What saved the economy, and the New Deal, was the enormous public works project known as World War II, which finally provided a fiscal stimulus adequate to the economy’s needs. This history offers important lessons for the incoming administration.

The political lesson is that economic missteps can quickly undermine an electoral mandate. Democrats won big last week — but they won even bigger in 1936, only to see their gains evaporate after the recession of 1937-38. Americans don’t expect instant economic results from the incoming administration, but they do expect results, and Democrats’ euphoria will be short-lived if they don’t deliver an economic recovery.


Krugman also makes mince-meat (http://krugman.blogs.nytimes.com/2008/11/08/new-deal-economics/) of the opt-repeated Libertarian and right wing conservatives that FDR's policies made the depression worse (Krugman is following-up Eric Rauchway's article on that same subject).

Re: Krugman predicted all of this

Date: 5/8/11 13:46 (UTC)
From: [identity profile] mrbogey.livejournal.com
Krugman predicted nohing right.

Putting forth an argument then ending it with "or maybe not" doesn't get you the ability to claim accuracy when "maybe not" occurs. He did the same thing with his "Great" NASDAQ prediction. Talked about how there was no tech bubble and how the future was not in big businesses like Apple and IBM but in plucky young companies. To which he ended it with "or maybe not" which led to him apparently calling the tech bubble.

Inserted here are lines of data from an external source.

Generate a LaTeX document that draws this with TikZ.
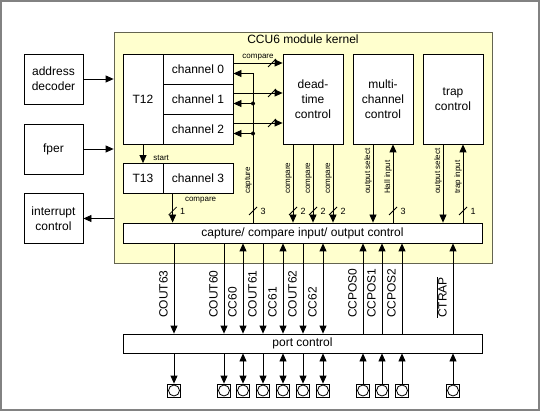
\documentclass[tikz,border=0pt]{standalone}
\usepackage{fontspec}
\setmainfont{Liberation Sans}
\usetikzlibrary{arrows.meta}

\definecolor{KernelFill}{RGB}{255,255,206}
\definecolor{KernelBorder}{RGB}{100,100,80}
\definecolor{FrameGray}{RGB}{130,130,130}

\tikzset{
    >={Triangle[length=8pt,width=7pt]},
    block/.style={draw, fill=white, line width=0.8pt, inner sep=0pt, align=center,
        font=\fontsize{12}{15}\selectfont},
    kernelbox/.style={draw=KernelBorder, fill=KernelFill, line width=0.8pt},
    signal/.style={line width=0.8pt},
    sigout/.style={signal, ->},
    sigin/.style={signal, <-},
    sigboth/.style={signal, <->},
    tinylabel/.style={font=\fontsize{8}{9}\selectfont, inner sep=0pt},
    pinlabel/.style={rotate=90, anchor=base west, inner sep=0pt, font=\fontsize{12}{14}\selectfont},
    innerlabel/.style={rotate=90, anchor=base west, inner sep=0pt, font=\fontsize{8}{9}\selectfont},
    padbox/.style={draw, line width=0.8pt, minimum size=13pt, inner sep=0pt,
        path picture={\draw[line width=0.8pt] (path picture bounding box.center) circle (5.5pt);}},
    pics/slashmark/.style={code={\draw[signal] (-4,4) -- (4,-4);}},
    pics/bus/.style={code={
        \draw[signal] (-4,4) -- (4,-4);
        \node[font=\fontsize{9}{10}\selectfont, inner sep=0pt] at (10,0) {#1};}},
}

\begin{document}
\begin{tikzpicture}[x=1pt, y=-1pt]

    \useasboundingbox (0,0) rectangle (540,411);
    \draw[FrameGray, line width=1.5pt] (1,1) rectangle (539,410);

    \coordinate (labelbase) at (0,194);
    \coordinate (busbase) at (0,211);
    \coordinate (pinbase) at (0,318);

    % kernel
    \node[kernelbox, minimum width=378pt, minimum height=231pt] (kernel) at (303,147.5) {};
    \node[anchor=north, inner sep=0pt, font=\fontsize{12}{14}\selectfont] (title)
        at ([yshift=-3pt]kernel.north) {CCU6 module kernel};

    % blocks outside the kernel
    \node[block, minimum width=59pt, minimum height=50pt] (addr) at (53.5,79) {address\\decoder};
    \node[block, minimum width=59pt, minimum height=50pt] (fper) at (53.5,149) {fper};
    \node[block, minimum width=59pt, minimum height=50pt] (irq) at (53.5,218.5) {interrupt\\control};
    \draw[sigout] (addr.east) -- (addr.east -| kernel.west);
    \draw[sigout] (fper.east) -- (fper.east -| kernel.west);
    \draw[sigin] (irq.east) -- (irq.east -| kernel.west);

    % timers
    \node[block, minimum width=40pt, minimum height=90pt] (t12) at (143,99) {T12};
    \foreach \i in {0,1,2}
        \node[block, minimum width=70pt, minimum height=30pt] (ch\i) at (198,{69+30*\i}) {channel \i};
    \node[block, minimum width=40pt, minimum height=30pt] (t13) at (143,178.5) {T13};
    \node[block, minimum width=70pt, minimum height=30pt] (ch3) at (198,178.5) {channel 3};
    \draw[sigout] (t12.south) -- (t13.north)
        node[tinylabel, anchor=west, pos=0.7, xshift=10pt] {start};

    \node[block, minimum width=60pt, minimum height=90pt] (dead) at (313,99) {dead-\\time\\control};
    \node[block, minimum width=60pt, minimum height=90pt] (multi) at (383,99) {multi-\\channel\\control};
    \node[block, minimum width=60pt, minimum height=90pt] (trap) at (453,99) {trap\\control};

    \node[block, minimum width=359pt, minimum height=20pt] (cc) at (302.5,233)
        {capture/ compare input/ output control};
    \node[block, minimum width=359pt, minimum height=19pt] (port) at (302.5,343.5) {port control};

    % compare channel -> dead-time
    \coordinate (slashcol) at (272,0);
    \foreach \i in {0,1,2} {
        \draw[sigout] ([yshift=6pt]ch\i.east) -- ([yshift=6pt]ch\i.east -| dead.west);
        \pic at ([yshift=6pt]ch\i.east -| slashcol) {slashmark};
    }
    \path ([yshift=6pt]ch0.east) -- ([yshift=6pt]ch0.east -| dead.west)
        node[tinylabel, midway, above=3pt] {compare};

    % capture bus
    \coordinate (capbus) at (253,0);
    \draw[sigout] (cc.north -| capbus) |- ([yshift=-4.5pt]ch0.east);
    \foreach \i in {1,2} {
        \fill ([yshift=-4.5pt]ch\i.east -| capbus) circle (2pt);
        \draw[sigout] ([yshift=-4.5pt]ch\i.east -| capbus) -- ([yshift=-4.5pt]ch\i.east);
    }
    \node[innerlabel] at ([xshift=-3pt]capbus |- labelbase) {capture};
    \pic at (capbus |- busbase) {bus=3};

    % channel 3 compare
    \draw[sigout] ([xshift=10pt]ch3.south west) -- ([xshift=10pt]ch3.south west |- cc.north)
        node[tinylabel, anchor=north west, pos=0, xshift=12pt, yshift=-3pt] {compare};
    \pic at ([xshift=10pt]ch3.south west |- busbase) {bus=1};

    % dead-time outputs
    \foreach \dx in {-20,0,20} {
        \draw[sigout] ([xshift=\dx pt]dead.south) -- ([xshift=\dx pt]dead.south |- cc.north);
        \node[innerlabel] at ([xshift={\dx pt-3pt}]dead.south |- labelbase) {compare};
        \pic at ([xshift=\dx pt]dead.south |- busbase) {bus=2};
    }

    % multi-channel and trap
    \draw[sigout] ([xshift=-10pt]multi.south) -- ([xshift=-10pt]multi.south |- cc.north);
    \node[innerlabel] at ([xshift=-13pt]multi.south |- labelbase) {output select};
    \draw[sigin] ([xshift=10pt]multi.south) -- ([xshift=10pt]multi.south |- cc.north);
    \node[innerlabel] at ([xshift=7pt]multi.south |- labelbase) {Hall input};
    \pic at ([xshift=10pt]multi.south |- busbase) {bus=3};

    \draw[sigout] ([xshift=-10pt]trap.south) -- ([xshift=-10pt]trap.south |- cc.north);
    \node[innerlabel] at ([xshift=-13pt]trap.south |- labelbase) {output select};
    \draw[sigin] ([xshift=10pt]trap.south) -- ([xshift=10pt]trap.south |- cc.north);
    \node[innerlabel] at ([xshift=7pt]trap.south |- labelbase) {trap input};
    \pic at ([xshift=10pt]trap.south |- busbase) {bus=1};

    % port pins
    \foreach \x/\sig/\dir in {174/COUT63/out, 224/COUT60/out, 243/CC60/both, 263/COUT61/out,
        283/CC61/both, 303/COUT62/out, 323/CC62/both, 363/CCPOS0/in, 382/CCPOS1/in, 402/CCPOS2/in} {
        \node[padbox] (pad\sig) at (\x,390.5) {};
        \draw[sig\dir] (cc.south -| pad\sig) -- (port.north -| pad\sig);
        \draw[sig\dir] (port.south -| pad\sig) -- (pad\sig);
        \node[pinlabel] at ([xshift=-6.5pt]pad\sig |- pinbase) {\sig};
    }
    \node[padbox] (padCTRAP) at (453,390.5) {};
    \draw[sigin] (cc.south -| padCTRAP) -- (port.north -| padCTRAP);
    \draw[sigin] (port.south -| padCTRAP) -- (padCTRAP);
    \node[pinlabel] at ([xshift=-6.5pt]padCTRAP |- pinbase) {$\overline{\hbox{CTRAP}}$};

\end{tikzpicture}
\end{document}
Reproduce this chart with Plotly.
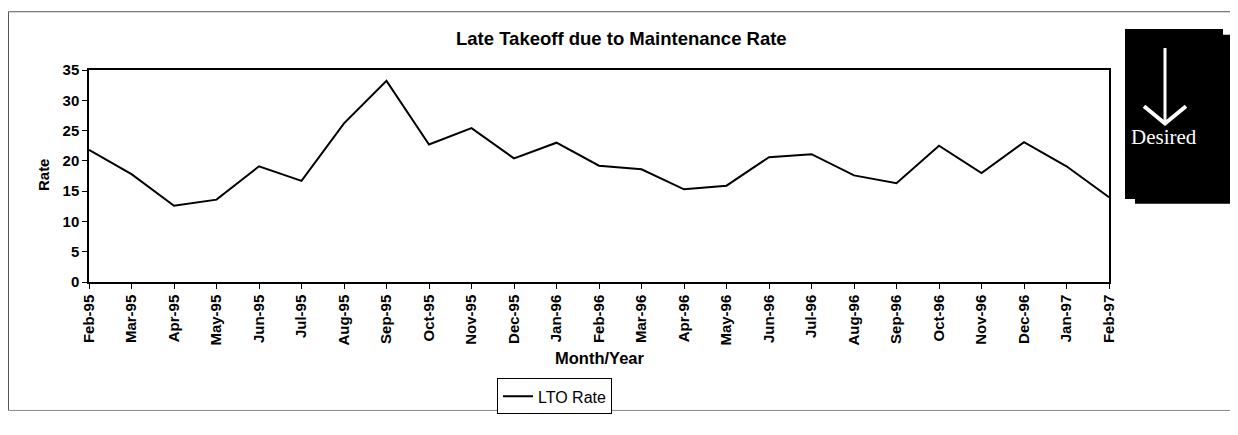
"""
Late Takeoff due to Maintenance Rate - line chart with a "Desired" direction marker.
"""
import plotly.graph_objects as go

months = [
    "Feb-95", "Mar-95", "Apr-95", "May-95", "Jun-95", "Jul-95", "Aug-95",
    "Sep-95", "Oct-95", "Nov-95", "Dec-95", "Jan-96", "Feb-96", "Mar-96",
    "Apr-96", "May-96", "Jun-96", "Jul-96", "Aug-96", "Sep-96", "Oct-96",
    "Nov-96", "Dec-96", "Jan-97", "Feb-97",
]
lto_rate = [
    21.8, 17.8, 12.6, 13.6, 19.1, 16.7, 26.2, 33.2, 22.7, 25.4, 20.4, 23.0,
    19.2, 18.6, 15.3, 15.9, 20.6, 21.1, 17.6, 16.3, 22.5, 18.0, 23.1, 19.1, 14.0,
]
y_ticks = [0, 5, 10, 15, 20, 25, 30, 35]

# the page body has an 8px margin on every side; keep the figure inside the window
OFF = 8
W, H = 1238 - 2 * OFF, 435 - 2 * OFF
# plot area in page pixels
L, R, T, B = 89, 1109, 70, 292


def px(x):
    # page pixel -> paper x
    return (x - L) / (R - L)


def py(y):
    # page pixel -> paper y
    return (B - y) / (B - T)


fig = go.Figure(
    go.Scatter(
        x=months,
        y=lto_rate,
        mode="lines",
        name="LTO Rate",
        line=dict(color="black", width=2),
    )
)

font = "Liberation Sans, Arial, sans-serif"
shapes = [
    # outer chart border
    dict(type="line", xref="paper", yref="paper", x0=px(8.5), x1=px(1230), y0=py(9), y1=py(9),
         line=dict(color="#555", width=1)),
    dict(type="line", xref="paper", yref="paper", x0=px(8.5), x1=px(8.5), y0=py(9), y1=py(426.5),
         line=dict(color="#555", width=1)),
    dict(type="line", xref="paper", yref="paper", x0=px(8.5), x1=px(1230), y0=py(426.5), y1=py(426.5),
         line=dict(color="#888", width=1)),
    # "Desired" black panel
    dict(type="rect", xref="paper", yref="paper", x0=px(1135), x1=px(1230), y0=py(33), y1=py(210),
         fillcolor="black", line=dict(width=0)),
    dict(type="rect", xref="paper", yref="paper", x0=px(1125), x1=px(1223), y0=py(27), y1=py(205),
         fillcolor="black", line=dict(width=0)),
    # arrow
    dict(type="line", xref="paper", yref="paper", x0=px(1165), x1=px(1165), y0=py(47), y1=py(125),
         line=dict(color="white", width=3)),
    dict(type="path", xref="paper", yref="paper",
         path=f"M {px(1144)} {py(108)} L {px(1165)} {py(126)} L {px(1186)} {py(108)}",
         line=dict(color="white", width=4)),
]

annotations = [
    dict(text="<b>Late Takeoff due to Maintenance Rate</b>", xref="paper", yref="paper",
         x=px(621), y=py(37), xanchor="center", yanchor="middle", showarrow=False,
         font=dict(family=font, size=18.5, color="black")),
    dict(text="<b>Month/Year</b>", xref="paper", yref="paper",
         x=px(600), y=py(372), xanchor="center", yanchor="middle", showarrow=False,
         font=dict(family=font, size=16.5, color="black")),
    dict(text="<b>Rate</b>", xref="paper", yref="paper", textangle=-90,
         x=px(43), y=py(180), xanchor="center", yanchor="middle", showarrow=False,
         font=dict(family=font, size=15, color="black")),
    dict(text="Desired", xref="paper", yref="paper",
         x=px(1164), y=py(140), xanchor="center", yanchor="middle", showarrow=False,
         font=dict(family="Liberation Serif, Times New Roman, serif", size=21, color="white")),
]

fig.update_layout(
    width=W,
    height=H,
    margin=dict(l=L - OFF, r=W - (R - OFF), t=T - OFF, b=H - (B - OFF), pad=0),
    paper_bgcolor="white",
    plot_bgcolor="white",
    font=dict(family=font, size=13, color="black"),
    showlegend=True,
    legend=dict(
        x=px(497), y=py(393), xanchor="left", yanchor="top",
        bordercolor="black", borderwidth=1, bgcolor="white",
        font=dict(family=font, size=16, color="black"),
    ),
    shapes=shapes,
    annotations=annotations,
)
fig.update_xaxes(
    type="category",
    range=[0, len(months) - 1],
    tickangle=-90,
    ticks="outside",
    ticklen=5,
    tickcolor="black",
    showline=True,
    linecolor="black",
    linewidth=1.5,
    mirror=True,
    showgrid=False,
    zeroline=False,
    tickfont=dict(family=font, size=15, color="black", weight="bold"),
)
fig.update_yaxes(
    range=[0, 35],
    tickvals=y_ticks,
    ticks="outside",
    ticklen=5,
    tickcolor="black",
    showline=True,
    linecolor="black",
    linewidth=1.5,
    mirror=True,
    showgrid=False,
    zeroline=False,
    tickfont=dict(family=font, size=15, color="black", weight="bold"),
)

fig.write_html("out.html")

All he did in the selected portion you cited was restate his argument about the Great Depression while still glossing over how the austerity slide was expected because FDRs critics were rift that the private sector still had not recovered. Keeping in mind the whole point of he New Deal was to get the private sector recovered.

I wish he'd let military Keynesianism just die already. It's a tired canard that leads us to the military budget we have today.

(no subject)

Date: 5/8/11 15:34 (UTC)
From: [identity profile] rasilio.livejournal.com
I would not rely on the stock market as much of an indicator of anything, it is a trailing indicator, not a leading one but you are correct, a "double dip" is almost inevitable because government intervention prevented the necessary price corrections.

The fact is Housing probably needs to fall another 10 - 15% and instead of putting together all kinds of plans to prevent foreclosures they should have had plans to accelerate the process so all those upside down homes could have been properly valued and we could start climbing from the bottom.

Instead what we have is a prolonged mass of uncertainty, 3 years in we still don't know where the floor on housing prices is or what demand will look like going forward, We still don't know what impacts Obamacare or the Financial Reform will will have because all of the regulations for them have either not been written or implemented yet, we still don't know where government spending or taxes are going, we just know that the current structure is not sustainable for much more than another 5 - 7 years, and so on and so forth.

Realistically the BEST we can hope for is a prolonged period (multiple decades) of stagnation, more realistically within the next 18 months we will see another recession that will be at least as bad as the one in 2008 - 09.


As far as Geopolitical alignments, not sure. The military power of the US won't evaporate, nor will it's natural resources and even in a debt crippled state we'll still have one of the strongest markets in the world and lets face it even in the BRICs they have their own problems, Russia and India have severe corruption problems to deal with, China has no internal consumer market (and no real desire to develop one as it would mean granting too much freedom to the people) and so is entirely dependent on exports, their economy will collapse with the US and Europe's, and that leaves Brazil and South Korea, Turkey, and Indonesia will probably stand to gain quite a bit of geopolitical influence in the wake but even in some of those countries case it is hard to see them doing much more than becoming dominant regional powers.

(no subject)

Date: 5/8/11 16:08 (UTC)
From: [identity profile] policraticus.livejournal.com
Markets have to correct. We've been artificially over valuing almost everything for at least the past 4 years, maybe much longer than that. It has been a drunken binge fueled by cheap credit, deficit spending and wishful thinking. Time to get sober. That process, unfortunately, requires a hangover. Of course, we could opt for the old hair of the dog and double (triple? quadruple? quintuple?) down on stimulus. LOL, just kidding. It is Friday Funnies, after all.

(no subject)

Date: 5/8/11 18:31 (UTC)
From: [identity profile] nairiporter.livejournal.com
This enormous panic and the games with the credit ratings downgrading of Portugal and now possibly Italy... it all just doesn't make any sense. It's all in the minds of the investors, and the moment someone whispers some rumor in their ears, they jump into one direction or another. In a way free and interconnected markets have made countries more vulnerable than they used to be.

(no subject)

Date: 6/8/11 01:18 (UTC)
From: [identity profile] tridus.livejournal.com
It's also exaggerated due to high frequency trading systems (IE: full automated ranks of computers that buy and sell stock in milliseconds). Those things can react in unpredictable ways to minor things which can cause larger issues as other HFT systems respond in kind.

It's a pretty terrible perversion of what the stock market was originally intended to be (a place where people go in order to raise capital and buy into ownership of a company).

As for credit rating downgrades... well the US was just downgraded, so comparatively Italy probably won't be that big a deal.